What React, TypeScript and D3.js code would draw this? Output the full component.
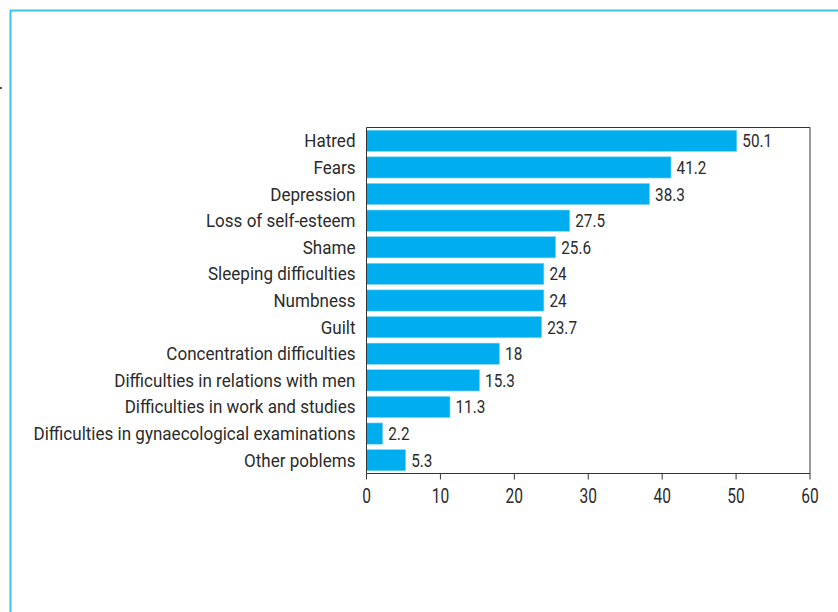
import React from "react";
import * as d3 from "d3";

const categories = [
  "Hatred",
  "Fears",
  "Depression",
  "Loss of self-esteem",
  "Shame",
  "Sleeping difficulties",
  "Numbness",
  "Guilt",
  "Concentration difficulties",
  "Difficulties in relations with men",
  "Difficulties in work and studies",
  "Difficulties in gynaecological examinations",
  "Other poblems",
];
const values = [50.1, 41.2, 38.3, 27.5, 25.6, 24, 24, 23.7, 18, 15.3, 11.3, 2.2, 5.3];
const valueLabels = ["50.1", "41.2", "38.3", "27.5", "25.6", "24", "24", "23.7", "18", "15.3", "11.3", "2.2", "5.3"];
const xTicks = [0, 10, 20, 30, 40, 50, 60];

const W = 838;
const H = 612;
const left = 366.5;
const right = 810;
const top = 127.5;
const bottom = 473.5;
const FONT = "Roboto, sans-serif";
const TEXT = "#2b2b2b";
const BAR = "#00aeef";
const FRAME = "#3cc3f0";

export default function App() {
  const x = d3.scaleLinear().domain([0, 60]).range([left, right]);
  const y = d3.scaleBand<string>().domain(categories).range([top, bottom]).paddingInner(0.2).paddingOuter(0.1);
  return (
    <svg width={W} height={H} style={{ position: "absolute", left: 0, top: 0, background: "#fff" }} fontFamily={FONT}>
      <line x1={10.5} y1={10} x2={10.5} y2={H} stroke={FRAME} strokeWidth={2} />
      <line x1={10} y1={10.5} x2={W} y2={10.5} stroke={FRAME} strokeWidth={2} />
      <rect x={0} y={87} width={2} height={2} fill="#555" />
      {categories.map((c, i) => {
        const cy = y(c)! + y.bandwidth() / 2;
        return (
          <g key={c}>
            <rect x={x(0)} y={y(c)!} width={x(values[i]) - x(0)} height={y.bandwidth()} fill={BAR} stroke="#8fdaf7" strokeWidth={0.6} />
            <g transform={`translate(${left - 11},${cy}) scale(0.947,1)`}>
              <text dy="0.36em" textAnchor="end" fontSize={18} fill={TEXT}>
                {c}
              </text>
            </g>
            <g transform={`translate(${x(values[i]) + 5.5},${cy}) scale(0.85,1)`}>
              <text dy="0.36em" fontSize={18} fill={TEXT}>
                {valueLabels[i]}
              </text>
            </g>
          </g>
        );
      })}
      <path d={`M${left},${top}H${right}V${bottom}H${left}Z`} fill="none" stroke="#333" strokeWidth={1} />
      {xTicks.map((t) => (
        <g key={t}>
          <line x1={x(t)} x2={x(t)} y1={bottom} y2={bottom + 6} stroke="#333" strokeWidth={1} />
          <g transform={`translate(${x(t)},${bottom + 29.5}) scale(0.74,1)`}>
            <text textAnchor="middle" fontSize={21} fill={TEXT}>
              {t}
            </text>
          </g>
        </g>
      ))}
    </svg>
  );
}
* * *
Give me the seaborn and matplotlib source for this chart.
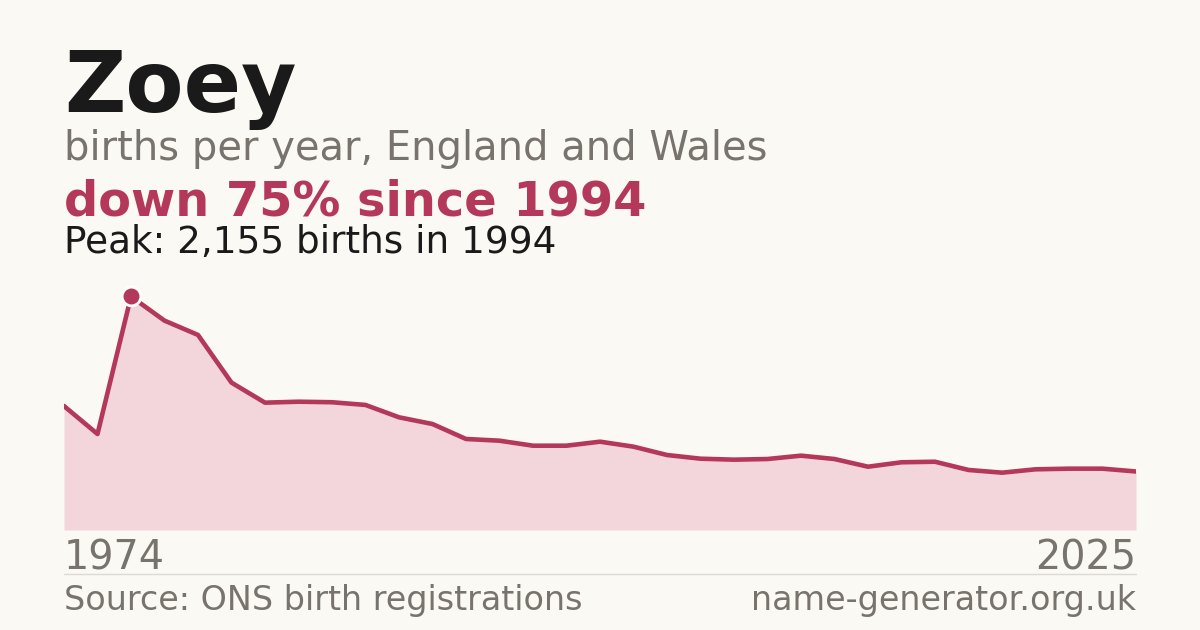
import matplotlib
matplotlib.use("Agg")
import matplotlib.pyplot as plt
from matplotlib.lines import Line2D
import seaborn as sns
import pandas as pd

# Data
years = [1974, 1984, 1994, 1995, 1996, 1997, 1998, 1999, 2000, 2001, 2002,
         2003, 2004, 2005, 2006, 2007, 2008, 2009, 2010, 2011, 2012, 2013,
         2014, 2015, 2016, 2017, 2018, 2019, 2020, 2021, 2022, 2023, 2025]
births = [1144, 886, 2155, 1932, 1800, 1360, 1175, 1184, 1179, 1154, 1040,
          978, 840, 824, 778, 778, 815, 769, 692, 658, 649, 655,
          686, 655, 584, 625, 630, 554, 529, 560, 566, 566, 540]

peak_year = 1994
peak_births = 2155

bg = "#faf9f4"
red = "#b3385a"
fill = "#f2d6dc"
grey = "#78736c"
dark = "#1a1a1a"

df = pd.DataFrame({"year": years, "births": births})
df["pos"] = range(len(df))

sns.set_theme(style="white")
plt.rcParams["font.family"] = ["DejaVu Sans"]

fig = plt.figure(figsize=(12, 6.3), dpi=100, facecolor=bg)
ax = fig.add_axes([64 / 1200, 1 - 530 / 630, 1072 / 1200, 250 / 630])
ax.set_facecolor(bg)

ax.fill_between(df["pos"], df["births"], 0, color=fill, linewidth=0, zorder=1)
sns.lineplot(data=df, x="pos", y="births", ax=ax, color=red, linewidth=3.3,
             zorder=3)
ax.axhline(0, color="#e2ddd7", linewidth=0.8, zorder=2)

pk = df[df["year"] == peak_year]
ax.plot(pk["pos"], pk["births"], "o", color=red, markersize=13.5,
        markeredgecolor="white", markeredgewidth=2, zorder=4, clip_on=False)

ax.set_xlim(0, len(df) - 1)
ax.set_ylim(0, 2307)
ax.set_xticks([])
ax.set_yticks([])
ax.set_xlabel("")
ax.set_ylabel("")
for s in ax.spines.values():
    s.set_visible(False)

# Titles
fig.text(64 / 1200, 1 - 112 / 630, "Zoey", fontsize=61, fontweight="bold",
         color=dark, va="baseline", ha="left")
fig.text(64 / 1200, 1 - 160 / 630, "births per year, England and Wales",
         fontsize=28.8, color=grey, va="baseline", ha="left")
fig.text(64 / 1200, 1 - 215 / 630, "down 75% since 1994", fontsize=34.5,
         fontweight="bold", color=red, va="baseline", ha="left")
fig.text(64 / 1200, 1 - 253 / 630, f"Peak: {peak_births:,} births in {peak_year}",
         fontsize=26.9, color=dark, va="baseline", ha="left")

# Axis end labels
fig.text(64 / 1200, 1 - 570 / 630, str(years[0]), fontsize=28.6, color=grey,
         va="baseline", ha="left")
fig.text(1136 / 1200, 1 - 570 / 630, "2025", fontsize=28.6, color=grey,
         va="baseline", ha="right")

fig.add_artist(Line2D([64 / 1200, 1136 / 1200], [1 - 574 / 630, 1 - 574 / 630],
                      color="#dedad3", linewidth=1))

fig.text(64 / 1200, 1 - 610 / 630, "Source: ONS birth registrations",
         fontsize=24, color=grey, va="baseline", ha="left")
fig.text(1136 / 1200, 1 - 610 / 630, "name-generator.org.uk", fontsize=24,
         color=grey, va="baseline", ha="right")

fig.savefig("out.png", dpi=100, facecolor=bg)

*Objective*: Above are some records. Output exactly the lines from the one that contains "What React, TypeScript" to the one that contains "import * as", keeping both, and omit the pictures.

*Exercise solution*:
What React, TypeScript and D3.js code would draw this? Output the full component.
import React from "react";
import * as d3 from "d3";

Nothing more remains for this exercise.